Several other government policies contributed to the decentralization and racial segregation of cities. The federal housing authority disproportionately subsidized loans for suburban development. The presence of blacks and other minorities led to an immediate downgrading of property value. They turned preexisting prejudices into public policy. Blacks began concentrating in the inner-cities, and whites moved out to the suburbs. Government efforts at "urban renewal" only exacerbated the divide, because most of the ill-conceived housing projects were located in inner-city neighborhoods.
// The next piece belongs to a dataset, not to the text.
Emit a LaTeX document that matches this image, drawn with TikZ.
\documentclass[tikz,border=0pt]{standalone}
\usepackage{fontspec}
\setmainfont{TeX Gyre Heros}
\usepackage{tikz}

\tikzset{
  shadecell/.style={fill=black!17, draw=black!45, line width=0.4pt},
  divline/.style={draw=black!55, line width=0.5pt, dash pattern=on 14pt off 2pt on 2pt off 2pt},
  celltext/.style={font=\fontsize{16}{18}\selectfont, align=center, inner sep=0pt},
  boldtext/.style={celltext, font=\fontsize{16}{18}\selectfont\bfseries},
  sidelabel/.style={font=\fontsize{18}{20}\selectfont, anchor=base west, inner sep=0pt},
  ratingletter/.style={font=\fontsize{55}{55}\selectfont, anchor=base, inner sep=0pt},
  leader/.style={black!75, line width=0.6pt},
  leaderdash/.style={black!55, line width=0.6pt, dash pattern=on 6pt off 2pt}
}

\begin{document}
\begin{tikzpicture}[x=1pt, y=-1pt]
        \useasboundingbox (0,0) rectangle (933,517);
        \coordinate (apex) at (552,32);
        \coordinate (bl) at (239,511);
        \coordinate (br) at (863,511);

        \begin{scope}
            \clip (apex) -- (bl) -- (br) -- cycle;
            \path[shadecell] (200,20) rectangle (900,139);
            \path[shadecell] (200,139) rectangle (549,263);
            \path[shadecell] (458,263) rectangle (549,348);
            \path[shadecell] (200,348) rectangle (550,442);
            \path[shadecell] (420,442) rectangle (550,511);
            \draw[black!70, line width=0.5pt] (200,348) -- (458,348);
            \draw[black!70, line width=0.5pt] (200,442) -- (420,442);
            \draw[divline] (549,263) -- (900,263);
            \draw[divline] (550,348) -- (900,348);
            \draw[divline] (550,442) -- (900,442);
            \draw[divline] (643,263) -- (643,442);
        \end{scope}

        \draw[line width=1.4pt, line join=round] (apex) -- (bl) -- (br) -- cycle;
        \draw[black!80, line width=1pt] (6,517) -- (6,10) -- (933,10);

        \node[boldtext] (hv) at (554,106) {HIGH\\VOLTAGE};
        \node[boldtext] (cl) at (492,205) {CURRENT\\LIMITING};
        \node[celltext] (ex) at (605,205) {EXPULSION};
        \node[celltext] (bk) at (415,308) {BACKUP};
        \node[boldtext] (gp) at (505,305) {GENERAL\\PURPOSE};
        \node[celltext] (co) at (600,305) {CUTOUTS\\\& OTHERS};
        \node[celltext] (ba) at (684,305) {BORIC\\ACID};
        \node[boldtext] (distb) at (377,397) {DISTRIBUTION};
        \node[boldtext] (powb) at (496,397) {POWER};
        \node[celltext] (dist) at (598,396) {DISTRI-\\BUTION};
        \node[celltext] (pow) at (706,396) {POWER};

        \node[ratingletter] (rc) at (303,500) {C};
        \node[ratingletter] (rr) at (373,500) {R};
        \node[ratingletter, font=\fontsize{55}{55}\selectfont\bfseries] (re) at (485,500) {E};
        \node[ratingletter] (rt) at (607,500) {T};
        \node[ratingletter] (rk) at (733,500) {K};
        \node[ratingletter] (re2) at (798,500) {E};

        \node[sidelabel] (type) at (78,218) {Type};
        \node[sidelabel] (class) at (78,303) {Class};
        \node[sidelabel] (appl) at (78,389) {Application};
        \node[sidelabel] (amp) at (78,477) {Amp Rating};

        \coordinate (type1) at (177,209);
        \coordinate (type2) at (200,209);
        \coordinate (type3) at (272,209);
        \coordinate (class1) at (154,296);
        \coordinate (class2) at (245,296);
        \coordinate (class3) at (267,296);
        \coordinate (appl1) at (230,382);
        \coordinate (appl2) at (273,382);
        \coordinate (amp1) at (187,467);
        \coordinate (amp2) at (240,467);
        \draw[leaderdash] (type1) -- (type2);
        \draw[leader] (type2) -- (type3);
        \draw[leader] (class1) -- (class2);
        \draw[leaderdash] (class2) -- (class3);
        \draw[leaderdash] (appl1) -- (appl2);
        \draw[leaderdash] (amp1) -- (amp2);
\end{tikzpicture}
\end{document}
The Post-WWII baby boom spurred the highest growth of mass-produced suburban houses, initiated by the Levittown development on Long Island. They were located on the periphery, low-density, homogeneous, affordable, and stratified by class. Zoning laws were created to maintain the status quo. This created an attractive option for returning soldiers and their families.

The car became a center of culture during this period, from drive-in theaters to motels. The garage became a household fixture. A federal interstate system allowed long-range travel. Shopping centers and suburban office parks served the new suburban residents. All functions of the city became decentralized. Entertainment, which was originally tied together with pubic life, was brought inside the private residence. Community was degraded as a result.

While some predict the continuation of this trend, certain indicators, such as urban gentrification in some areas, point to a reversal of suburbanization in the future. Energy and land costs are rising, real estate financing may become more difficult, family life is dissolving, and racial divisions are become less pronounced. But the American suburb will never be completely replaced.